What to do ▸ Copy each line below exactly and leave the pictures out.

(begin)

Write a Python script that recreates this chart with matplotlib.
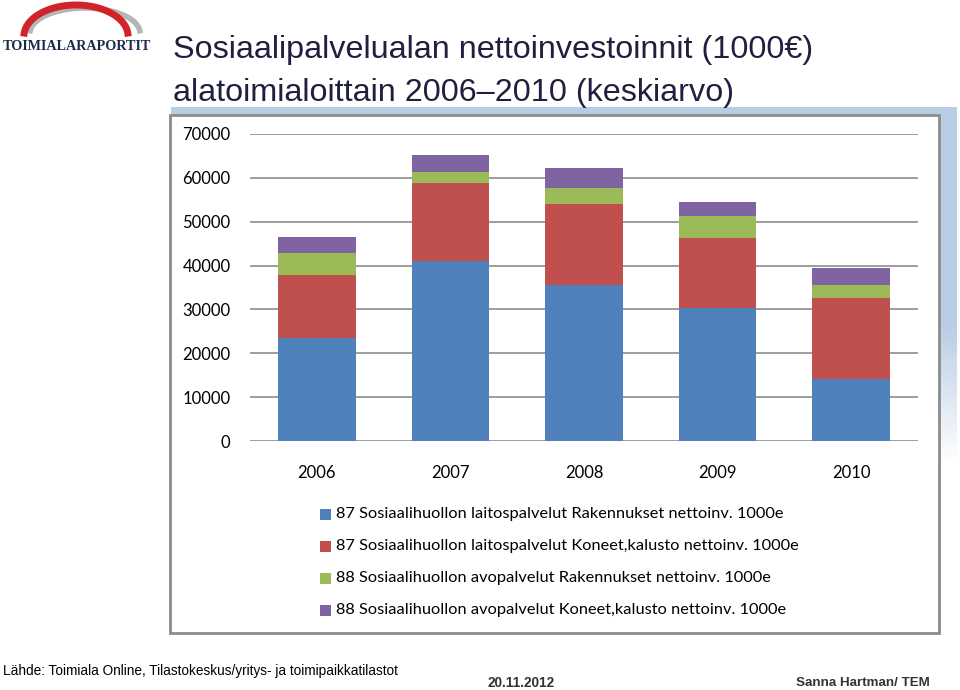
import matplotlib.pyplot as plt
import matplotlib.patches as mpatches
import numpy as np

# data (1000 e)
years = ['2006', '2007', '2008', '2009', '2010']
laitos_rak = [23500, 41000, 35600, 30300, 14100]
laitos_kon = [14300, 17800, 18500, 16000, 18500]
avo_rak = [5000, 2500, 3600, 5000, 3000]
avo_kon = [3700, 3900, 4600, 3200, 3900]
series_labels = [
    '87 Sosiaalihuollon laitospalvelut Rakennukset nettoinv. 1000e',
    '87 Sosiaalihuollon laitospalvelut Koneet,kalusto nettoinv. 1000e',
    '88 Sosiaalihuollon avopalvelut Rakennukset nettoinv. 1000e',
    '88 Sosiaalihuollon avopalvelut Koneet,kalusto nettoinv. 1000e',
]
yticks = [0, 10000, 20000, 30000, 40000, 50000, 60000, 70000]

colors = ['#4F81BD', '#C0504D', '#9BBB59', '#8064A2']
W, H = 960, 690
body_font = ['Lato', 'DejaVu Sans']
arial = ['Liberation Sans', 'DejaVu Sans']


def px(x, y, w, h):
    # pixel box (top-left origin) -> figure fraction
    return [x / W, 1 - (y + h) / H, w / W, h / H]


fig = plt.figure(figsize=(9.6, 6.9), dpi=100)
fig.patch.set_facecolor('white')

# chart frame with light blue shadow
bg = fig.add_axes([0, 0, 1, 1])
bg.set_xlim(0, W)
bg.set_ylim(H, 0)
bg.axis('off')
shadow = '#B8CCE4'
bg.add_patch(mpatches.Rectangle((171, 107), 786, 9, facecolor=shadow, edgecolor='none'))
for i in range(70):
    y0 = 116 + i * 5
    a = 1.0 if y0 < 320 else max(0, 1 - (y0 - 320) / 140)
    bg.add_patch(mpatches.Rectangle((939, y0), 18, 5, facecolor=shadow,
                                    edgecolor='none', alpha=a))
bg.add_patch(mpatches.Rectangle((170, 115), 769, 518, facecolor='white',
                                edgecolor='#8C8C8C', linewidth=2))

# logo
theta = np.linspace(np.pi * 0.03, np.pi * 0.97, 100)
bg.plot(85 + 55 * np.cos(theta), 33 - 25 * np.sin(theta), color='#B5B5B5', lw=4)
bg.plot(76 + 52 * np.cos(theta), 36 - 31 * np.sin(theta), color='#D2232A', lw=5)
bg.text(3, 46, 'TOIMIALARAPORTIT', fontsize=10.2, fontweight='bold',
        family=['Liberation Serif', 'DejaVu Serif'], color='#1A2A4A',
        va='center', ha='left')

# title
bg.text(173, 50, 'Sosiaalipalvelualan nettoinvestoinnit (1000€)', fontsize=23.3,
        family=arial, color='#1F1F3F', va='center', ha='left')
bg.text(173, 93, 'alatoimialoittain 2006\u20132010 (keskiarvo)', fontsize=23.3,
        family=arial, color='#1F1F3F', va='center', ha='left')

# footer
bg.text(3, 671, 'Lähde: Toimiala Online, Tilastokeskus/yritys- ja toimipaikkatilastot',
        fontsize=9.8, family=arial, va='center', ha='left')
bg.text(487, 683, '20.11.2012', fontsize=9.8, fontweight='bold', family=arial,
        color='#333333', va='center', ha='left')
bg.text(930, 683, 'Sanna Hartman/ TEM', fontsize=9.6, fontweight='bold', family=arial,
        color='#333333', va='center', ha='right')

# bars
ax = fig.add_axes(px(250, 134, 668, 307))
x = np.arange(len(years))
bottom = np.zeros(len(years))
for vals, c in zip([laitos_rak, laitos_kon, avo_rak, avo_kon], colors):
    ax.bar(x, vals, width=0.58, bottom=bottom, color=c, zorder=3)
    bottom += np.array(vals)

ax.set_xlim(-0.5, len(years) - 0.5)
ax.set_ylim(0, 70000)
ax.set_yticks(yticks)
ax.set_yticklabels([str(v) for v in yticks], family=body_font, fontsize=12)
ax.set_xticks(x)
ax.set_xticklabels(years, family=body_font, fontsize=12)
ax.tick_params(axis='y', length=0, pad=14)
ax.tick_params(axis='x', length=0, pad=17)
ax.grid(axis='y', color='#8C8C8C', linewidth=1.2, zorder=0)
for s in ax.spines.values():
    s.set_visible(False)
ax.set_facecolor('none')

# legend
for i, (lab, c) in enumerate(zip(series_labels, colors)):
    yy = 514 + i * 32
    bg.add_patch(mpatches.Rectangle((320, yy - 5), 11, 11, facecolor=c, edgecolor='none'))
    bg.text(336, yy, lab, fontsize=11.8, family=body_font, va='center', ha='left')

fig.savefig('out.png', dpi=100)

(end)

Reply to the exercise ▸
Write a Python script that recreates this chart with matplotlib.
import matplotlib.pyplot as plt
import matplotlib.patches as mpatches
import numpy as np

# data (1000 e)
years = ['2006', '2007', '2008', '2009', '2010']
laitos_rak = [23500, 41000, 35600, 30300, 14100]
laitos_kon = [14300, 17800, 18500, 16000, 18500]
avo_rak = [5000, 2500, 3600, 5000, 3000]
avo_kon = [3700, 3900, 4600, 3200, 3900]
series_labels = [
    '87 Sosiaalihuollon laitospalvelut Rakennukset nettoinv. 1000e',
    '87 Sosiaalihuollon laitospalvelut Koneet,kalusto nettoinv. 1000e',
    '88 Sosiaalihuollon avopalvelut Rakennukset nettoinv. 1000e',
    '88 Sosiaalihuollon avopalvelut Koneet,kalusto nettoinv. 1000e',
]
yticks = [0, 10000, 20000, 30000, 40000, 50000, 60000, 70000]

colors = ['#4F81BD', '#C0504D', '#9BBB59', '#8064A2']
W, H = 960, 690
body_font = ['Lato', 'DejaVu Sans']
arial = ['Liberation Sans', 'DejaVu Sans']


def px(x, y, w, h):
    # pixel box (top-left origin) -> figure fraction
    return [x / W, 1 - (y + h) / H, w / W, h / H]


fig = plt.figure(figsize=(9.6, 6.9), dpi=100)
fig.patch.set_facecolor('white')

# chart frame with light blue shadow
bg = fig.add_axes([0, 0, 1, 1])
bg.set_xlim(0, W)
bg.set_ylim(H, 0)
bg.axis('off')
shadow = '#B8CCE4'
bg.add_patch(mpatches.Rectangle((171, 107), 786, 9, facecolor=shadow, edgecolor='none'))
for i in range(70):
    y0 = 116 + i * 5
    a = 1.0 if y0 < 320 else max(0, 1 - (y0 - 320) / 140)
    bg.add_patch(mpatches.Rectangle((939, y0), 18, 5, facecolor=shadow,
                                    edgecolor='none', alpha=a))
bg.add_patch(mpatches.Rectangle((170, 115), 769, 518, facecolor='white',
                                edgecolor='#8C8C8C', linewidth=2))

# logo
theta = np.linspace(np.pi * 0.03, np.pi * 0.97, 100)
bg.plot(85 + 55 * np.cos(theta), 33 - 25 * np.sin(theta), color='#B5B5B5', lw=4)
bg.plot(76 + 52 * np.cos(theta), 36 - 31 * np.sin(theta), color='#D2232A', lw=5)
bg.text(3, 46, 'TOIMIALARAPORTIT', fontsize=10.2, fontweight='bold',
        family=['Liberation Serif', 'DejaVu Serif'], color='#1A2A4A',
        va='center', ha='left')

# title
bg.text(173, 50, 'Sosiaalipalvelualan nettoinvestoinnit (1000€)', fontsize=23.3,
        family=arial, color='#1F1F3F', va='center', ha='left')
bg.text(173, 93, 'alatoimialoittain 2006\u20132010 (keskiarvo)', fontsize=23.3,
        family=arial, color='#1F1F3F', va='center', ha='left')

# footer
bg.text(3, 671, 'Lähde: Toimiala Online, Tilastokeskus/yritys- ja toimipaikkatilastot',
        fontsize=9.8, family=arial, va='center', ha='left')
bg.text(487, 683, '20.11.2012', fontsize=9.8, fontweight='bold', family=arial,
        color='#333333', va='center', ha='left')
bg.text(930, 683, 'Sanna Hartman/ TEM', fontsize=9.6, fontweight='bold', family=arial,
        color='#333333', va='center', ha='right')

# bars
ax = fig.add_axes(px(250, 134, 668, 307))
x = np.arange(len(years))
bottom = np.zeros(len(years))
for vals, c in zip([laitos_rak, laitos_kon, avo_rak, avo_kon], colors):
    ax.bar(x, vals, width=0.58, bottom=bottom, color=c, zorder=3)
    bottom += np.array(vals)

ax.set_xlim(-0.5, len(years) - 0.5)
ax.set_ylim(0, 70000)
ax.set_yticks(yticks)
ax.set_yticklabels([str(v) for v in yticks], family=body_font, fontsize=12)
ax.set_xticks(x)
ax.set_xticklabels(years, family=body_font, fontsize=12)
ax.tick_params(axis='y', length=0, pad=14)
ax.tick_params(axis='x', length=0, pad=17)
ax.grid(axis='y', color='#8C8C8C', linewidth=1.2, zorder=0)
for s in ax.spines.values():
    s.set_visible(False)
ax.set_facecolor('none')

# legend
for i, (lab, c) in enumerate(zip(series_labels, colors)):
    yy = 514 + i * 32
    bg.add_patch(mpatches.Rectangle((320, yy - 5), 11, 11, facecolor=c, edgecolor='none'))
    bg.text(336, yy, lab, fontsize=11.8, family=body_font, va='center', ha='left')

fig.savefig('out.png', dpi=100)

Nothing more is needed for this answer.